Nevertheless, Odysseus made it through the struggles and accomplished his goal; although it took ten years after the Trojan War, Odysseus finally got home. One interesting thing about this story is the definition of "home". The Odyssey clearly mentioned that Odysseus' desire to return home rooted back to his longing for his family, especially for Penelope, his wife.
Unfortunately, Odysseus and his men made a lot of side trips, some endangered their lives, and altogether, the journey took ten years before Odysseus return to his home and family. However, considering how many trials and temptations they had, and how long the journey was, Odysseus' determination and desire to return to his home never faded away.

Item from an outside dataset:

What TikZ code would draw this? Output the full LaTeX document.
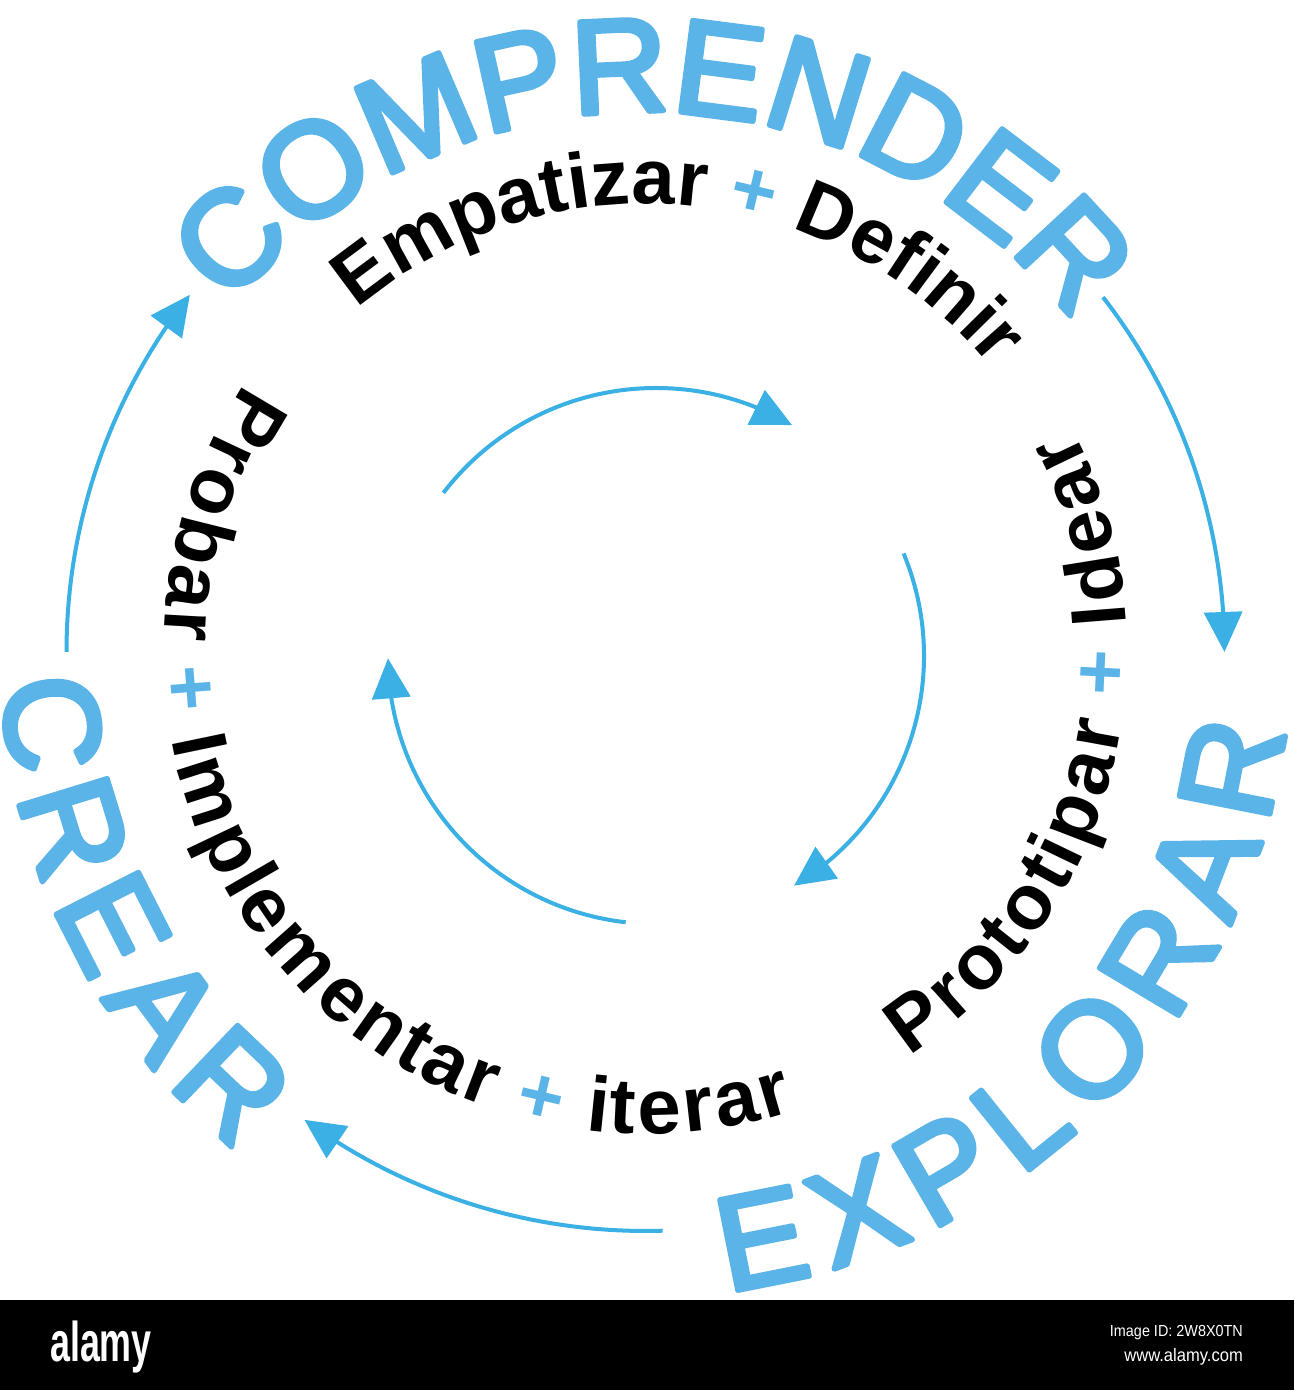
\documentclass[tikz,border=0pt]{standalone}
\usepackage{fontspec}
\setmainfont{Liberation Sans}
\newfontfamily\bluefam{Liberation Sans}[FakeBold=4]
\usetikzlibrary{decorations.text,arrows.meta,bending}
\definecolor{txtblue}{RGB}{90,180,232}
\definecolor{arrblue}{RGB}{58,176,228}
\tikzset{
  arcarrow/.style={draw=arrblue, line width=4pt, line join=miter, -{Triangle[length=40pt,width=38pt]}},
  wmark/.style={text=white, inner sep=0pt},
}
\newcommand{\bigblue}{\bluefam\fontsize{134}{140}\selectfont\color{txtblue}}
\newcommand{\blacktxt}{\fontsize{78}{80}\selectfont\bfseries\color{black}}
\begin{document}
\begin{tikzpicture}[x=1pt,y=1pt,line join=round]
\useasboundingbox (0,0) rectangle (1294,1390);
\fill[white] (0,0) rectangle (1294,1390);
\coordinate (O) at (645.5,738);
\coordinate (I) at (656,734);

% outer blue words
\path[decorate, line join=round, decoration={text along path, text align=center,
  text={|\bigblue|COMPRENDER}}]
  ([shift={(159:540)}]O) arc[start angle=159, end angle=19, radius=540];
\path[decorate, line join=round, decoration={text along path, text align=center, raise=-104pt,
  text={|\bigblue|CREAR}}]
  ([shift={(136.6:540)}]O) arc[start angle=136.6, end angle=276.6, radius=540];
\path[decorate, line join=round, decoration={text along path, text align=center, raise=-104pt,
  text={|\bigblue|EXPLORAR}}]
  ([shift={(-114.8:540)}]O) arc[start angle=-114.8, end angle=25.2, radius=540];

% inner black words
\path[decorate, decoration={text along path, text align=center,
  text={|\blacktxt|Empatizar |+\color{txtblue}|+|+\color{black}| Definir}}]
  ([shift={(164.7:448)}]O) arc[start angle=164.7, end angle=4.7, radius=448];
\path[decorate, decoration={text along path, text align=center, raise=-44pt,
  text={|\blacktxt|Probar |+\color{txtblue}|+|+\color{black}| Implementar |+\color{txtblue}|+|+\color{black}| iterar}}]
  ([shift={(127:438)}]O) arc[start angle=127, end angle=307, radius=438];
\path[decorate, decoration={text along path, text align=center, raise=-44pt,
  text={|\blacktxt|Prototipar |+\color{txtblue}|+|+\color{black}| Idear}}]
  ([shift={(-94.8:438)}]O) arc[start angle=-94.8, end angle=65.2, radius=438];

% outer arrows
\coordinate (oa1) at ([shift={(180:579)}]O);
\coordinate (oa2) at ([shift={(37.8:579)}]O);
\coordinate (oa3) at ([shift={(-88.3:579)}]O);
\draw[arcarrow] (oa1) arc[start angle=180, end angle=141.9, radius=579];
\draw[arcarrow] (oa2) arc[start angle=37.8, end angle=0, radius=579];
\draw[arcarrow] (oa3) arc[start angle=-88.3, end angle=-126.1, radius=579];

% inner arrows
\coordinate (ia1) at ([shift={(142.5:268)}]I);
\coordinate (ia2) at ([shift={(22.5:268)}]I);
\coordinate (ia3) at ([shift={(263.5:268)}]I);
\draw[arcarrow] (ia1) arc[start angle=142.5, end angle=59.5, radius=268];
\draw[arcarrow] (ia2) arc[start angle=22.5, end angle=-59, radius=268];
\draw[arcarrow] (ia3) arc[start angle=263.5, end angle=180.5, radius=268];

% watermark bar
\fill[black] (0,0) rectangle (1294,90);
\node[wmark, anchor=base west, font=\fontsize{56}{56}\selectfont\bfseries, xscale=0.64] (logo) at (50,28) {alamy};
\node[wmark, anchor=east, font=\fontsize{16}{16}\selectfont, xscale=0.9] (imgid) at (1243,57) {Image ID: 2W8X0TN};
\node[wmark, anchor=east, font=\fontsize{18}{18}\selectfont, xscale=0.92] (url) at (1243,33) {www.alamy.com};
\end{tikzpicture}
\end{document}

One thing to appreciate about Odysseus' journey is his perseverance; he was so determined about getting back to his family and home. His journey had a lot of sidetracks; however, he stayed strong and alive not only for survival, but because he hoped to be in his home where his family is. For instance, his journey led to some dangerous adventures, such as passing the sirens, sea creatures notorious for luring individuals, especially men, with beautiful songs that are believed to be seductive; the lair of Scylla and Charybdis; and the wrath of Poseidon. Although Odysseus always made out of these dangerous events alive, he still solidly wanted to go home.
However, one flaw regarding the homecoming of Odysseus arises with the introduction of Calypso. In the Odyssey, Calypso lived in the island of Ogygia where he welcomed Odysseus who was drifting in the open see for nine days. Calypso fell in love with Odysseus and wanted him to stay as her eternal husband giving him eternal youth. Indeed, Odysseus stayed in the island for seven years unfortunately; however, with the help of Athena who made a request to Zeus to help Odysseus out of Ogygia, Odysseus may have never left the island. This part of the journey tells us that Odysseus may never have returned to his home without the help of the Gods. There are two possibilities from this part of the journey: (1) Calypso imprisoned Odysseus and (2) Odysseus' desire to return to home faded little by little. Either way, the two scenarios suggest that Odysseus could not have left the island without help. Hence, Athena's request to Zeus was what Odysseus really needed.
Back to Ithaca, Odysseus' homeland, his family, especially Penelope, was still waiting for him even when there was no clue whether Odysseus was still alive or not. Furthermore, Penelope declined all the offers of her suitors suggesting that the family, therefore Odysseus' home, wanted to stay strong and loyal. In the end, Odysseus made his way home even after all the struggles, temptations and dangerous paths he had to go through.
In conclusion, Homer’s Odyssey portrays a unique concept of home. The definition of “home” in this epic refers not to a specific geographical place, but the Odyssey tells us that the home is the place of individuals you value most. The journey of Odysseus epitomizes perseverance, determination and loyalty. Furthermore, Homer’s Odyssey tells us that the most valuable event at the end of the day is returning back to home.